-- Begin --

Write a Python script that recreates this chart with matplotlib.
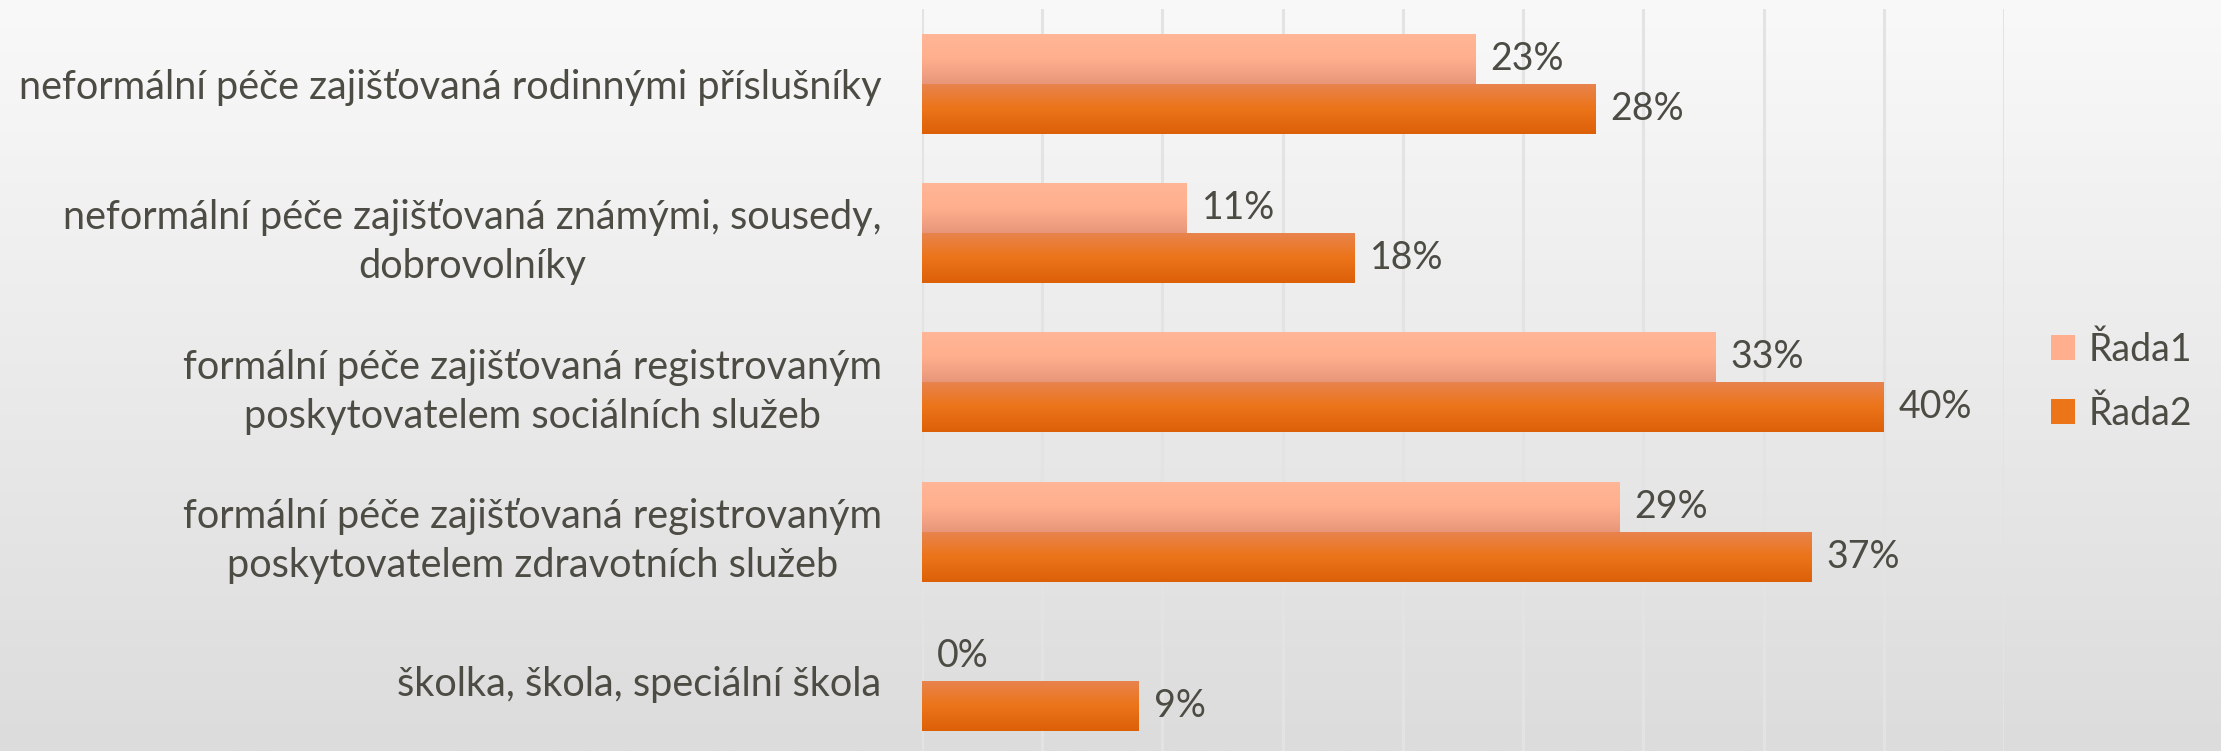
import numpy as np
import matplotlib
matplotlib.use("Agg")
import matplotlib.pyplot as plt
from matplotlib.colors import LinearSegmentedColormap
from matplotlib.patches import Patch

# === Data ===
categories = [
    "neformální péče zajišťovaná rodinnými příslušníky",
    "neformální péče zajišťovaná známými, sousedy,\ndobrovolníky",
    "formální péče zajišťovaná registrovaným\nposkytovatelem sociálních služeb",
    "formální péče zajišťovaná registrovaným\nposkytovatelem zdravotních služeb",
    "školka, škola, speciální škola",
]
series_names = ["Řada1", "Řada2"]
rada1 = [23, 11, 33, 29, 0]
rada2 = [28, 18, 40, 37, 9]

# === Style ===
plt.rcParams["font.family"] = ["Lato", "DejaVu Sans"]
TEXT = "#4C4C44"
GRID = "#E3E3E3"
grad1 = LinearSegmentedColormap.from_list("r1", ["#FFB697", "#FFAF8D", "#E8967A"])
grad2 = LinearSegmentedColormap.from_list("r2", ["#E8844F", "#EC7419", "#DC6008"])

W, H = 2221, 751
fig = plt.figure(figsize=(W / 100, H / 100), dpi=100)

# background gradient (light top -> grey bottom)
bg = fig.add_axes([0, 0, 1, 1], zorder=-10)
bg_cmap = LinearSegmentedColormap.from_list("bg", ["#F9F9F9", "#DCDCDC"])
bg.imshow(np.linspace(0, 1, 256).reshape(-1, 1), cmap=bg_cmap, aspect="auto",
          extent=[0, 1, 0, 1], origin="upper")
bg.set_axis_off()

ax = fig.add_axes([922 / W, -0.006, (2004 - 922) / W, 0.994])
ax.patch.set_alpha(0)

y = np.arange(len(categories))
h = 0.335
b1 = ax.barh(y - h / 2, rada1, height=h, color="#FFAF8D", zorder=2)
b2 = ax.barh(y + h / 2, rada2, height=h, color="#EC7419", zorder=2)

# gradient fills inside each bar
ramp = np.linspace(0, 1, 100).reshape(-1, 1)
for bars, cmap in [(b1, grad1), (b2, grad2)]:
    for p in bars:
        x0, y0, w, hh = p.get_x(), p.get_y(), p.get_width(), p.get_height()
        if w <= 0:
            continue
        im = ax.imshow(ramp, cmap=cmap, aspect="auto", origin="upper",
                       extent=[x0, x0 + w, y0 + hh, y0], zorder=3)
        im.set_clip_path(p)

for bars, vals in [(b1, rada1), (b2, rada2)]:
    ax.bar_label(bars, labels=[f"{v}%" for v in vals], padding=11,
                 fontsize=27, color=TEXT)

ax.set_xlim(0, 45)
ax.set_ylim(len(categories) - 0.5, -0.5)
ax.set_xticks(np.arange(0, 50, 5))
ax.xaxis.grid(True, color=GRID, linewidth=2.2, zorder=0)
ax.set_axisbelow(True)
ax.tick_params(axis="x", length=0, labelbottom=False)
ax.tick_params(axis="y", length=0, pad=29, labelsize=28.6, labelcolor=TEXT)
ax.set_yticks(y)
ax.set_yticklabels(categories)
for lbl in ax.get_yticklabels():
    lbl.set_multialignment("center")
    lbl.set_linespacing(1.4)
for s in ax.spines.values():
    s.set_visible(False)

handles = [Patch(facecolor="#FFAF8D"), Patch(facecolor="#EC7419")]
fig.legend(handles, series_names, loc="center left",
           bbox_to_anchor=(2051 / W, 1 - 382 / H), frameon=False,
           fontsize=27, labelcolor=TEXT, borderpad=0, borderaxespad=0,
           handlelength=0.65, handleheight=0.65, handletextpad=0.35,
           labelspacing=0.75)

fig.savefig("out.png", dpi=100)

-- End --

__OBJECTIVE__. Give again, word for word, every line from the top of the data above to the line holding "from matplotlib.patches import Patch", inclusive, with the pictures left out.

__REPLY TO THE EXERCISE__.
Write a Python script that recreates this chart with matplotlib.
import numpy as np
import matplotlib
matplotlib.use("Agg")
import matplotlib.pyplot as plt
from matplotlib.colors import LinearSegmentedColormap
from matplotlib.patches import Patch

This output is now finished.